Rep. Ilhan Omar returned to Minnesota after a week of duelling with the president over a raft of 'racist' tweets he sent out aimed at her, and the welcome she got will warm your heart.

Omar arrived at Minneapolis-St. Paul International Airport on Thursday, where she was greeted by a crowd of 150 well-wishers before she held a town hall event later in the evening. In unison, they chanted:

Welcome home Ilhan!

Speaking to her supporters, Omar said:

The reality is everybody talks about how [Trump] is threatened because we criticise him.

But the reality is he is threatened because we are inspiring people to dream about a country that recognises our dignity and our humanity.

Later on, she shared the clip of her supporters to her Twitter account, along with the caption:

It’s good to be home

The hero's welcome comes after president Donald Trump sparked controversy last Sunday when he posted a message to Twitter telling Omar, and three other congresswomen of colour to 'go back' to where they came from.
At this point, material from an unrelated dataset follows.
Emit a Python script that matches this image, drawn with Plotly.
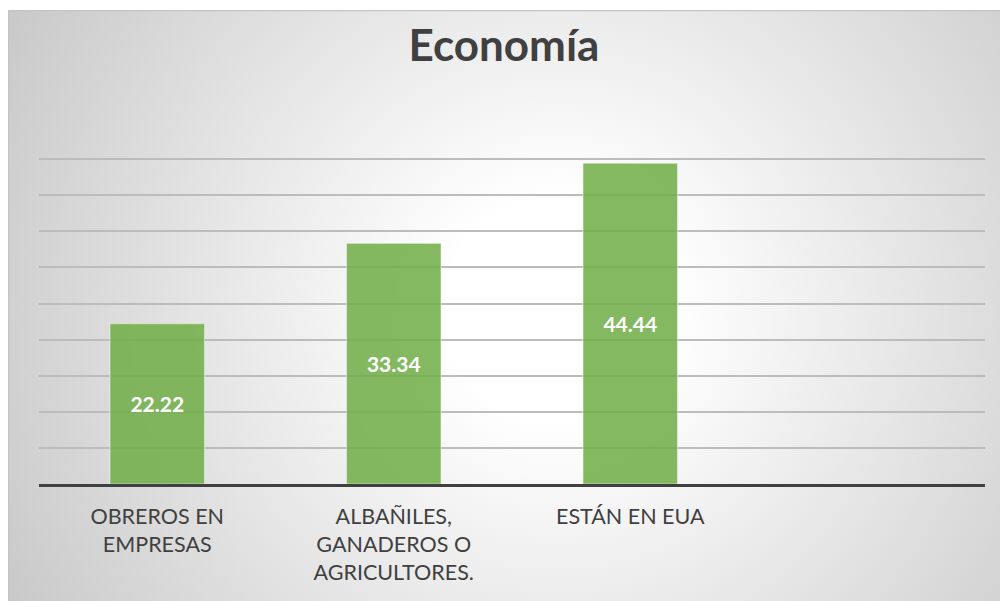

The four congresswomen - Alexandria Ocasio-Cortez, Ilhan Omar, Ayanna Pressley, and Rashida Tlaib - are all US citizens, and only Omar was born outside of the United States, coming to the US in the nineties as a refugee from Somalia.

On Wednesday, the comments were amplified at a Trump rally in North Carolina. During the event, crowds of thousands burst into chants of:

Send her back! Send her back!

At the rally, president Trump said:

Tonight I have a suggestion for the hate-filled extremists who are constantly trying to tear our country down. They never have anything good to say. That's why I say: 'Hey, if they don't like it, let them leave. Let them leave.

Referring to Ms Omar, he added:

She slandered the brave Americans who were trying to keep peace in Somalia. Omar minimised the September 11 attacks on our homeland saying some people did something

In response, Omar quoted the Maya Angelou poem 'I Rise', tweeting:

You may shoot me with your words, You may cut me with your eyes, You may kill me with your hatefulness, But still, like air, I’ll rise.

Since the rally, the president has attempted to distance himself from the chants after Republican leaders expressed concern about them. Speaking to reporters, the president said he was 'not happy' about the chants. At a White House press conference, he said:

I felt a little bit badly about it.

I would say that I was not happy with it. I disagreed with it.

He added:

But I didn't say that - they did. And I disagreed.

He also claimed that he tried to put a stop to the chants by starting to speak again "very quickly", however footage shows him waiting at least 13 seconds before he begins to speak again.